The calculator computes loanable funds and reserve ratio using the following formulas and steps:

Formulas:

\( \text{Loanable Funds} = \text{Deposits} - \text{Reserves} \)
\( \text{Reserve Ratio} = \frac{\text{Reserves}}{\text{Deposits}} \times 100 \)
Where:
  • \( \text{Loanable Funds} \): Amount available for lending (dollars)
  • \( \text{Deposits} \): Total deposits (dollars)
  • \( \text{Reserves} \): Amount held as reserves (dollars)
  • \( \text{Reserve Ratio} \): Percentage of deposits held as reserves (%)

Steps:

  • Step 1: Input Deposits. Enter the total amount of deposits.
  • Step 2: Input Reserves. Enter the amount held as reserves.
  • Step 3: Calculate Loanable Funds. Subtract reserves from deposits.
  • Step 4: Calculate Reserve Ratio. Divide reserves by deposits and multiply by 100.

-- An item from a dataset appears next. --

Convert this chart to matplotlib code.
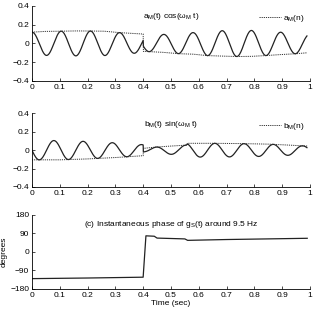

3. Importance of Reserve Ratio and Loanable Funds Calculation

Calculating reserve ratio and loanable funds is crucial for:

  • Banking Liquidity: Ensures banks maintain adequate reserves for withdrawals.
  • Loan Availability: Determines the funds available for lending to stimulate economic activity.
  • Monetary Policy: Informs central bank decisions on reserve requirements.

4. Using the Calculator

Example: Deposits = $10,000, Reserves = $1,000:

  • Step 1: Deposits = $10,000.
  • Step 2: Reserves = $1,000.
  • Step 3: \( \text{Loanable Funds} = 10,000 - 1,000 = 9,000 \) dollars.
  • Step 4: \( \text{Reserve Ratio} = \frac{1,000}{10,000} \times 100 = 10\% \).
  • Results: Loanable funds = $9,000, Reserve ratio = 10%.

This indicates 90% of deposits are available for loans with a 10% reserve requirement.

5. Frequently Asked Questions (FAQ)

Q: What are loanable funds?
A: Loanable funds are the portion of deposits that banks can lend out after reserving the required amount.

Q: What happens if reserves exceed deposits?
A: This is invalid, as reserves must be less than or equal to deposits.

Q: How does the reserve ratio affect lending?
A: A higher reserve ratio reduces loanable funds, limiting money creation.